Mais les agences intérimaires ne logent pas toutes à la même enseigne. Certaines, en tout cas, font profession de gérer cette activité en se montrant socialement responsables. C’est le credo d’Aterima, l’une des plus importantes et des plus connues en France, située à Cracovie. Jean-Philippe Chavant, responsable du service commercial, l’assure : « Nous luttons contre l’esclavagisme moderne. S’ils ne connaissent pas les mécanismes, ces travailleurs détachés deviennent rapidement la proie des recruteurs malhonnêtes… » Aterima a réalisé, avec l’ONG Po-MOC, un guide en polonais, à l’usage des femmes de retour d’un détachement, « afin qu’elles évitent les pièges ou les abus dont elles pourraient, à leur tour, devenir les victimes ». L’agence adhère aussi au Global Compact de l’ONU, qui recense les initiatives sociales responsables.

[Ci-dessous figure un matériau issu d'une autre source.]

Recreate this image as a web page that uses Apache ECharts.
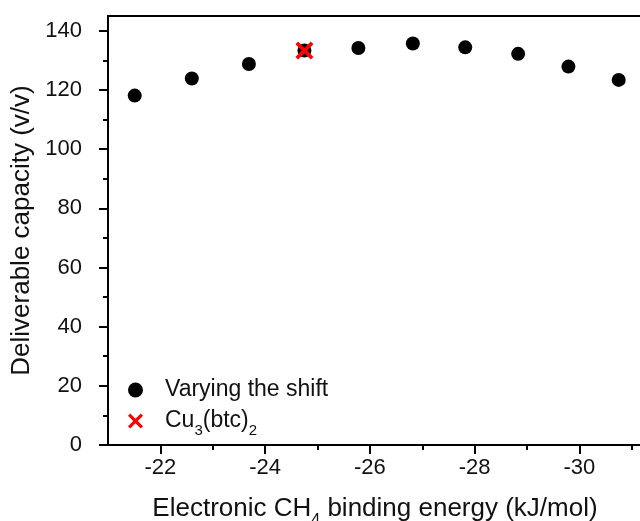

Mais, même si le secteur devait s’assainir, la directive de 1996 risque de continuer d’attiser les tensions entre partenaires, alors que Donald Tusk, Premier ministre polonais, vient de prendre la direction du Conseil européen.

DANS LES MÉDIAS

SOLIDARITÉ Les émigrés polonais préfèrent rester loin de chez eux

Selon un sondage réalisé parmi les Polonais travaillant à l’étranger, 46 % ne veulent plus rentrer dans leurs pays d’origine. Seuls 10 % planifient leur retour dans un avenir proche, et 18 % dans quelques années. Parmi ceux qui habitent à l’étranger depuis moins de quatre ans, 33 % souhaitent rester plus longtemps, et 33 % hésitent. Après un séjour de quatre ans, cela change : 8 % veulent rentrer au pays et presque 60 % veulent rester dans le pays d’accueil. 3 décembre 2014, hebdomadaire Solidarité, Tygodnik Solidarnosc.